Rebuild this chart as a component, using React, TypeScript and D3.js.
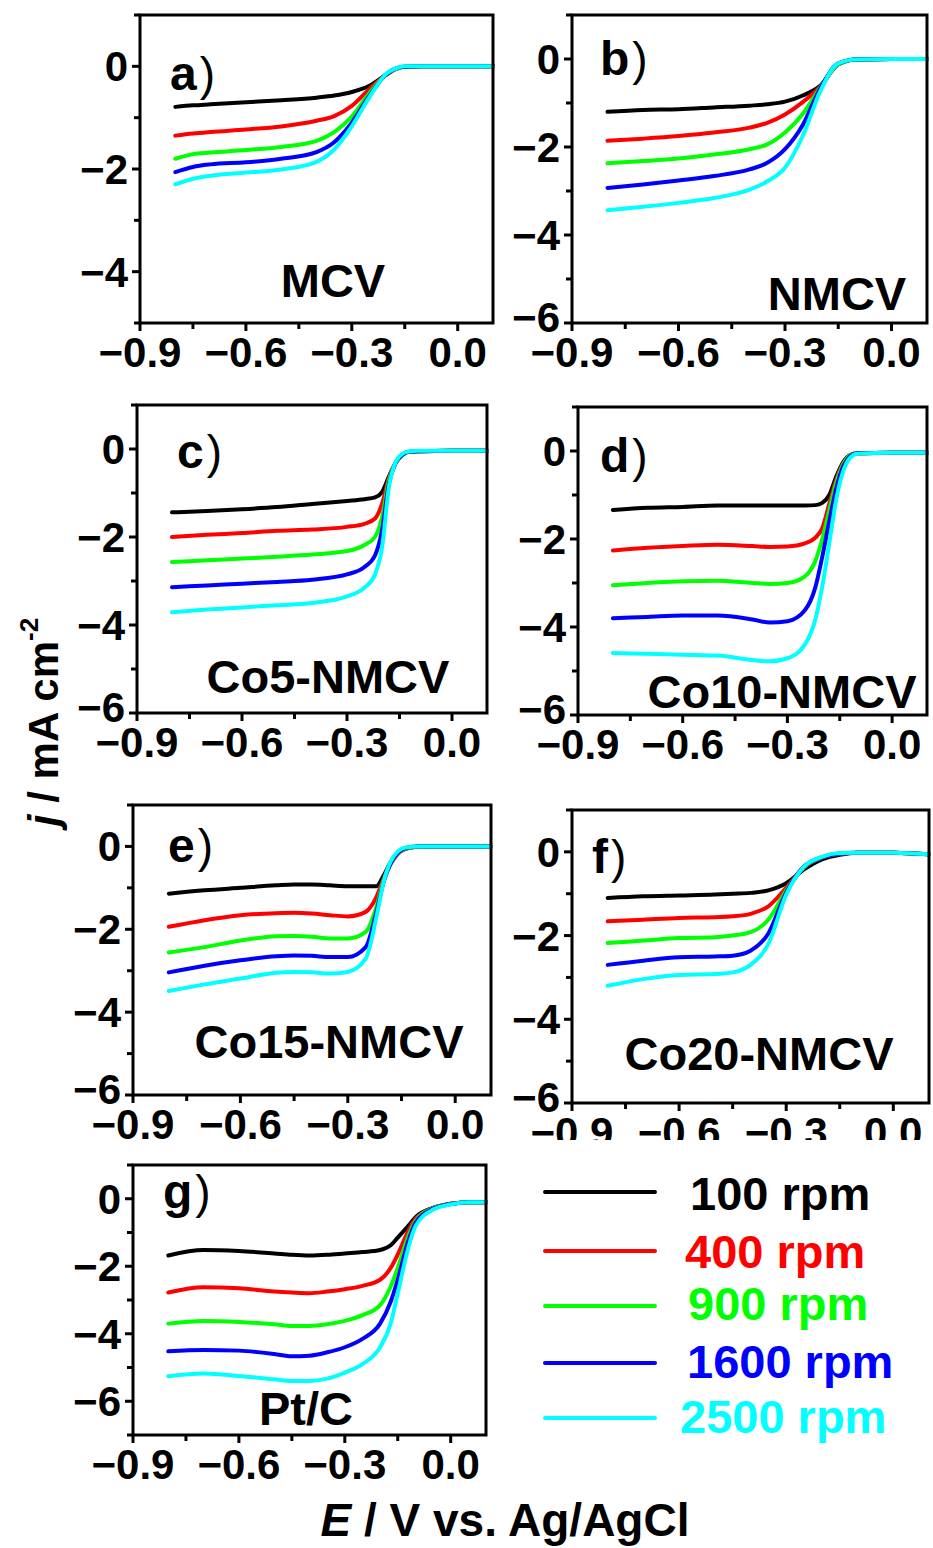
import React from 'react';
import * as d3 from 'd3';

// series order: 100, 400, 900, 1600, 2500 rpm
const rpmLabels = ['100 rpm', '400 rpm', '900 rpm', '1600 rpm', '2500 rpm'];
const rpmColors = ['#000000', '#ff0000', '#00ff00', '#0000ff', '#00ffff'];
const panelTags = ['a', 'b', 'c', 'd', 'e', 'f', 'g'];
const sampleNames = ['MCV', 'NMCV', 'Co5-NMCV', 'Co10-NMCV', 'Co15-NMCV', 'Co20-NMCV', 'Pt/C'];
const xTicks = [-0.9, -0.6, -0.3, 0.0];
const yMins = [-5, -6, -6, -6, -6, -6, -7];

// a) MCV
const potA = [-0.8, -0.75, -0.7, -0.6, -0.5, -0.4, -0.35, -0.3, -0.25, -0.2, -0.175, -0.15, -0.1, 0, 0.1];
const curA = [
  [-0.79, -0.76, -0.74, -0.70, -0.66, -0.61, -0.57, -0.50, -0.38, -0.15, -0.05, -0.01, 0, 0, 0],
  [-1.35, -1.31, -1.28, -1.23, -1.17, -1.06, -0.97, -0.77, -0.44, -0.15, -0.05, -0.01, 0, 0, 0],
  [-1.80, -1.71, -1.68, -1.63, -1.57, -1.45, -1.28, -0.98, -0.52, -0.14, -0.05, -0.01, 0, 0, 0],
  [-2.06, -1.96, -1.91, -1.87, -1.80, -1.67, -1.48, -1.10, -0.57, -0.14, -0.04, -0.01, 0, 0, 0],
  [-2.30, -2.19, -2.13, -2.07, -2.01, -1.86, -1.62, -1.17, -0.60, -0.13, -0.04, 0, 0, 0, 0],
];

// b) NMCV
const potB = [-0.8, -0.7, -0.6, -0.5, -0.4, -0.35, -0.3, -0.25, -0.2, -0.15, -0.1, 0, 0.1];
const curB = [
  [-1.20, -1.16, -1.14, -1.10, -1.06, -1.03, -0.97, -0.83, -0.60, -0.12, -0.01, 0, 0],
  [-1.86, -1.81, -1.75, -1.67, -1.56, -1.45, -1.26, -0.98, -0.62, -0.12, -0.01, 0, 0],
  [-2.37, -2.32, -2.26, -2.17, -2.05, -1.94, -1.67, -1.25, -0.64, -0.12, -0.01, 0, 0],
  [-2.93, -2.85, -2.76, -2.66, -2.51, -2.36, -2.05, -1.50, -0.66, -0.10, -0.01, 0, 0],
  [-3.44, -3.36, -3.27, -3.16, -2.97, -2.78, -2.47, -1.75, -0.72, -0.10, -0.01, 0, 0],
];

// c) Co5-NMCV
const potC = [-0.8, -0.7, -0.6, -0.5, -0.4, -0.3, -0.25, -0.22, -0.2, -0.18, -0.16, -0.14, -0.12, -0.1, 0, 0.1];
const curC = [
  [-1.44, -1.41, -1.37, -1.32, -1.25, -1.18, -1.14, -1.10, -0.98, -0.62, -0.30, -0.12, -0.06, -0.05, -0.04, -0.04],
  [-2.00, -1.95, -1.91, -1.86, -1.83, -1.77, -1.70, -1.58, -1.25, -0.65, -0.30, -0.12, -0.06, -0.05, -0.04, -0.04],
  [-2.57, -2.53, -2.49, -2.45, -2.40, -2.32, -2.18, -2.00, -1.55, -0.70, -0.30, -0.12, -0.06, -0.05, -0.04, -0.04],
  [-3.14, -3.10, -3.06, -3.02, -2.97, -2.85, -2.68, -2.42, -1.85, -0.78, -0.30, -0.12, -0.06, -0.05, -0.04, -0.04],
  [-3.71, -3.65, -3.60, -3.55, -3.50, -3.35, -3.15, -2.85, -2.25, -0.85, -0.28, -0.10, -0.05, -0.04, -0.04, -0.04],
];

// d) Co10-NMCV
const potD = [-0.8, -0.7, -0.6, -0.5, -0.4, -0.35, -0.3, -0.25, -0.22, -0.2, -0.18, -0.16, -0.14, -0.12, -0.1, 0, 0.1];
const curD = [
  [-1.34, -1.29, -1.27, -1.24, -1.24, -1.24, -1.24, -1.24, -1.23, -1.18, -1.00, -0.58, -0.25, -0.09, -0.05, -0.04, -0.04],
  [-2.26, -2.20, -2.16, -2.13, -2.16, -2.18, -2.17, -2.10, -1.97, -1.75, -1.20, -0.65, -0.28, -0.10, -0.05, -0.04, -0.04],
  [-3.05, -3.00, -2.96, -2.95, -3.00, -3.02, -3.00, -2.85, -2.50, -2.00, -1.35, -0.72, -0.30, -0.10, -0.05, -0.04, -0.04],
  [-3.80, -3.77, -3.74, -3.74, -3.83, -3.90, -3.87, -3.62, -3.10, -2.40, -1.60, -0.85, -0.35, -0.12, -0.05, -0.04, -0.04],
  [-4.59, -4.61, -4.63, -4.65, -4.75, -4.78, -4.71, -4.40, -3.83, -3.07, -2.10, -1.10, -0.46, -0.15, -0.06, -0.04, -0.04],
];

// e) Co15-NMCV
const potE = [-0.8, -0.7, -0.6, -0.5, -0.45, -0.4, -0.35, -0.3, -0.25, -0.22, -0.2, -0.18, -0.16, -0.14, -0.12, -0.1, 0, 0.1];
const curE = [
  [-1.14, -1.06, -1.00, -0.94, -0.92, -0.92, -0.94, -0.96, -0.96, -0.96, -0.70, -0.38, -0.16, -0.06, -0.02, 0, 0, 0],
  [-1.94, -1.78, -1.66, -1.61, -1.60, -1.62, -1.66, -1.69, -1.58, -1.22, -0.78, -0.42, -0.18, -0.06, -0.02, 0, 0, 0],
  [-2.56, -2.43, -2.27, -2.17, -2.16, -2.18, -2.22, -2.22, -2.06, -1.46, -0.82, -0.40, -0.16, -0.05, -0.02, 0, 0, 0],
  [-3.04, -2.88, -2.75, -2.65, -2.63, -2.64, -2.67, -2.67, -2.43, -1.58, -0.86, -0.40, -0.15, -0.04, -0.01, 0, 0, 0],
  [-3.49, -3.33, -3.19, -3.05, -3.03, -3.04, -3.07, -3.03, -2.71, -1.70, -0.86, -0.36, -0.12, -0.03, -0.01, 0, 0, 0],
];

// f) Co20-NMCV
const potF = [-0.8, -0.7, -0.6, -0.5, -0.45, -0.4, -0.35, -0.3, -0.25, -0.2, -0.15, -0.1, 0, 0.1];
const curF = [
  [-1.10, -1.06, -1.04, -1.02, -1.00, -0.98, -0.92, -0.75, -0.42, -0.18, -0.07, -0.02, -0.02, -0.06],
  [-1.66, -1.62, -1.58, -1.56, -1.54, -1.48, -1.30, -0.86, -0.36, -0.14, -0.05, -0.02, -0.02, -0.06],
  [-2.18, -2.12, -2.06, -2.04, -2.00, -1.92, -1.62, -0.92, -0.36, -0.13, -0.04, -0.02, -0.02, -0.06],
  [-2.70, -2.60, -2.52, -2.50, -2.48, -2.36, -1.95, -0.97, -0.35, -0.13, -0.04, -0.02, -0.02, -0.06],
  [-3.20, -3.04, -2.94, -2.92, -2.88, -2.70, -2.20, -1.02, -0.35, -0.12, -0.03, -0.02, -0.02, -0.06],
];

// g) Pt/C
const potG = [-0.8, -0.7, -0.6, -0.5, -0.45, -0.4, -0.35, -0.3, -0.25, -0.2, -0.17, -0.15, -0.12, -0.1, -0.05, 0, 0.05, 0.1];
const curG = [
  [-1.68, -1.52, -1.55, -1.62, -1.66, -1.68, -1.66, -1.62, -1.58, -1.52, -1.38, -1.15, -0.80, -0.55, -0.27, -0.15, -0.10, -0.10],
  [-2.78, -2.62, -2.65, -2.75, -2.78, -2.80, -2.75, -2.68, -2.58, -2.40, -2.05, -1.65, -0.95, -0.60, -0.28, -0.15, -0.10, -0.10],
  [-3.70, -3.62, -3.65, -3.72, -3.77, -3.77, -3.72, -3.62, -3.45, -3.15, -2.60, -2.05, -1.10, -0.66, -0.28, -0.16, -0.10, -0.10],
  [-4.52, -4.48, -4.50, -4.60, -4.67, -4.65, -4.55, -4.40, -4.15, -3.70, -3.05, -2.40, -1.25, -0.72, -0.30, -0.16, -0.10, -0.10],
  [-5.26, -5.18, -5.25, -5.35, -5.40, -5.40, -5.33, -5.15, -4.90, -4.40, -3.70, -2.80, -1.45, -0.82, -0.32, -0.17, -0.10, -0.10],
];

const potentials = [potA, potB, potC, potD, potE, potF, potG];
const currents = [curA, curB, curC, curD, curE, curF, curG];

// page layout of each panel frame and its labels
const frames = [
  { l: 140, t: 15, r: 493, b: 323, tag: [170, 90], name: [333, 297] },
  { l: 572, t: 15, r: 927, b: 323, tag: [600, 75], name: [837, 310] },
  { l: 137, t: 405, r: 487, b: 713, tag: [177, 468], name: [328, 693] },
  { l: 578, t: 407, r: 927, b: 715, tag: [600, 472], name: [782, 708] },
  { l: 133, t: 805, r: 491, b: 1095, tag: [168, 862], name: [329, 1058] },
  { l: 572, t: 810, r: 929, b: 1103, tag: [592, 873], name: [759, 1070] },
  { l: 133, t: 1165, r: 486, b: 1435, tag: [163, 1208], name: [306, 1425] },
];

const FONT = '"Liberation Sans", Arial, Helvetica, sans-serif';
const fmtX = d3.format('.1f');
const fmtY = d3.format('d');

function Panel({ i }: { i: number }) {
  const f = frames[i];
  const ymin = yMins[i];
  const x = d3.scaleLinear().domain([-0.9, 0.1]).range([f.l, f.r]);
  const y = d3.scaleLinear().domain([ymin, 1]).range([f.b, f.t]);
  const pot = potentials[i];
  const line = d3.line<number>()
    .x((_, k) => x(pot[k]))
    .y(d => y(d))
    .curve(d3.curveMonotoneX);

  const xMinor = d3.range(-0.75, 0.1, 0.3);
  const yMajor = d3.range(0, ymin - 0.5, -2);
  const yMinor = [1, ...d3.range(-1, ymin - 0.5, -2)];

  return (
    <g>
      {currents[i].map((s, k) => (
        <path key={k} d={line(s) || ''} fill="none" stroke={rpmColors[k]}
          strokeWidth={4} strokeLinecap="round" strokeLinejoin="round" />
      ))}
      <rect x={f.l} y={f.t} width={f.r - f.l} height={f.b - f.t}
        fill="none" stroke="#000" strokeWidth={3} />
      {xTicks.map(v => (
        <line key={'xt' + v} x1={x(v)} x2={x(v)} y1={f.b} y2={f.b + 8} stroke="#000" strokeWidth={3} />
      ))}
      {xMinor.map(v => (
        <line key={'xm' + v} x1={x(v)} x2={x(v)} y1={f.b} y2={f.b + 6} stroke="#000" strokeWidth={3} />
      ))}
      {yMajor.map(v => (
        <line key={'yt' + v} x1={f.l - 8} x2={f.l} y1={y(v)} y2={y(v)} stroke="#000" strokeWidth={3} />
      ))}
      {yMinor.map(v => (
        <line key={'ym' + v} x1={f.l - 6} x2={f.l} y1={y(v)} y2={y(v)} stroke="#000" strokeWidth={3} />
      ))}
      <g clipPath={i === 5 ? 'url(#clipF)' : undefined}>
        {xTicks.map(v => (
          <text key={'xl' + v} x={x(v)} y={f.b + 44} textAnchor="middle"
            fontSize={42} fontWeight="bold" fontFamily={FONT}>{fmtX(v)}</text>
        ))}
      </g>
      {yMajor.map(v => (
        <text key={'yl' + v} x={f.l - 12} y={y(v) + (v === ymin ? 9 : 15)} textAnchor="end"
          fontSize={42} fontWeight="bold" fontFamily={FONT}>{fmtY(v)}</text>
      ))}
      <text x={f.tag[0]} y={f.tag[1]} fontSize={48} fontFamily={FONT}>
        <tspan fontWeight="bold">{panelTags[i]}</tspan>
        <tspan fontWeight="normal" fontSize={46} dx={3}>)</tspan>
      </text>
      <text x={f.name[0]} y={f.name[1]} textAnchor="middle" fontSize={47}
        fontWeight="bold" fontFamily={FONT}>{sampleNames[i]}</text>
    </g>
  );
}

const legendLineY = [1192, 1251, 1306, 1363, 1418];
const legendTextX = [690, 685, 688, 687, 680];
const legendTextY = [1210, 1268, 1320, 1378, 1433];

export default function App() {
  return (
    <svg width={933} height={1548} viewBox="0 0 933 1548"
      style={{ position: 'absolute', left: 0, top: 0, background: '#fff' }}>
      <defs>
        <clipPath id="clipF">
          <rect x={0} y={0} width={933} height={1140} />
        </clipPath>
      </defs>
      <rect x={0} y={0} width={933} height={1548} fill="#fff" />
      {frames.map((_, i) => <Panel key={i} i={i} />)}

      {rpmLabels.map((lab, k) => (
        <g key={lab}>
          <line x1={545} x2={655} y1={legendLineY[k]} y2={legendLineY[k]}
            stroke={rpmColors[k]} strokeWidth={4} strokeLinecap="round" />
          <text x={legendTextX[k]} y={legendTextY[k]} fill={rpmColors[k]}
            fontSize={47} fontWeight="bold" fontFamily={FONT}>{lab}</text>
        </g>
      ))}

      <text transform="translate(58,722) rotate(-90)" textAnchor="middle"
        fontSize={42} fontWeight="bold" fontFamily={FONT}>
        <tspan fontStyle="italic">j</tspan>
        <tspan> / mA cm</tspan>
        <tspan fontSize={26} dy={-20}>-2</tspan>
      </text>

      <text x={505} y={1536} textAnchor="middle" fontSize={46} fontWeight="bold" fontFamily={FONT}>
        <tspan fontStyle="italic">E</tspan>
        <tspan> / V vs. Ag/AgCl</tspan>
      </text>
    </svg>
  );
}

# Goal
In the data above, please extract the lines from the first one through the line with "const yMins = [-5, -6, -6, -6, -6, -6, -7];", exactly, and keep pictures out.

# Exercise output
Rebuild this chart as a component, using React, TypeScript and D3.js.
import React from 'react';
import * as d3 from 'd3';

// series order: 100, 400, 900, 1600, 2500 rpm
const rpmLabels = ['100 rpm', '400 rpm', '900 rpm', '1600 rpm', '2500 rpm'];
const rpmColors = ['#000000', '#ff0000', '#00ff00', '#0000ff', '#00ffff'];
const panelTags = ['a', 'b', 'c', 'd', 'e', 'f', 'g'];
const sampleNames = ['MCV', 'NMCV', 'Co5-NMCV', 'Co10-NMCV', 'Co15-NMCV', 'Co20-NMCV', 'Pt/C'];
const xTicks = [-0.9, -0.6, -0.3, 0.0];
const yMins = [-5, -6, -6, -6, -6, -6, -7];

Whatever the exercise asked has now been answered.